If your Bing Webmaster Tools AI Performance report shows a sudden jump in citations from 1 June 2026, it is not a visibility breakthrough. Microsoft confirmed in early July that the surges many site owners noticed were regular data backfilling, arriving just as Bing rolls out four new views that make its AI citation reporting considerably more useful for large brands.
What happened
Microsoft says the abrupt June increases in AI Performance data were backfill, not a change in how often sites are cited. SEO consultants had reported large impression surges starting exactly on 1 June across many accounts in the report, which tracks when a site is cited in AI-generated answers across Microsoft Copilot and Bing. Responding publicly on X, Microsoft’s Krishna Madhavan described the jumps as regular data backfilling with no anomalies. The episode follows Bing’s 16 June announcement of four new AI Performance capabilities rolling out globally in preview.
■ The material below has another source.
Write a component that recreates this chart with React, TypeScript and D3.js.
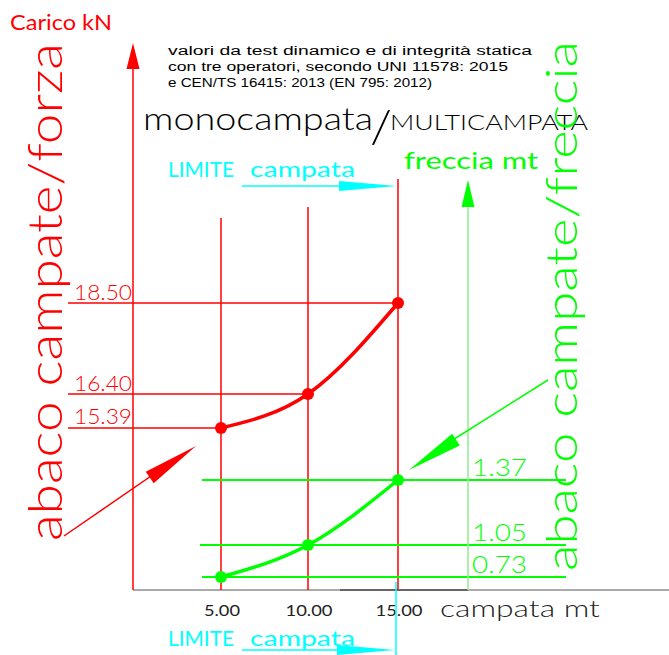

The four new views, Intents, Topics, Citation Share, and Compare, began rolling out globally in preview in Bing Webmaster Tools on 16 June 2026.
Microsoft Bing Webmaster Tools blog
Intents classifies the queries behind AI answers by purpose, Topics clusters them by theme, Citation Share shows what portion of an answer’s citations your site earns versus other sources, and Compare overlays time periods.
Why it matters
AI visibility measurement is maturing fast, and so are its pitfalls. Bing, whose index also grounds many Copilot and partner AI experiences, is now giving site owners something Google Search Console’s Generative AI reports do not yet offer: a share-of-voice style metric for AI citations. At the same time, the backfill episode is a caution for anyone reporting on AI visibility. Platform-side data corrections can masquerade as trend changes, and a dashboard spike in June would have flattered any campaign that happened to launch then.
What this means for multi-location brands
For central teams at multi-location brands, the new views turn Bing’s AI report from a curiosity into a benchmarking tool: Citation Share shows whether AI answers cite your brand or someone else’s when customers ask about your categories and places. Before trusting any trend line, annotate 1 June as a data event, and compare like-for-like periods after the backfill. The underlying lever stays the same: AI answers are grounded in location data, so keeping listings accurate across platforms, including Bing Places for Business, determines what these reports can show. Pairing platform dashboards with your own location insights helps separate real visibility shifts from reporting noise across the whole estate.
The bottom line
Bing is ahead of Google on AI citation reporting, and its June data jump was housekeeping rather than a ranking shift. Enterprise teams should adopt the new views for benchmarking, date-stamp the backfill, and keep location data clean so the citations being measured are ones you can win.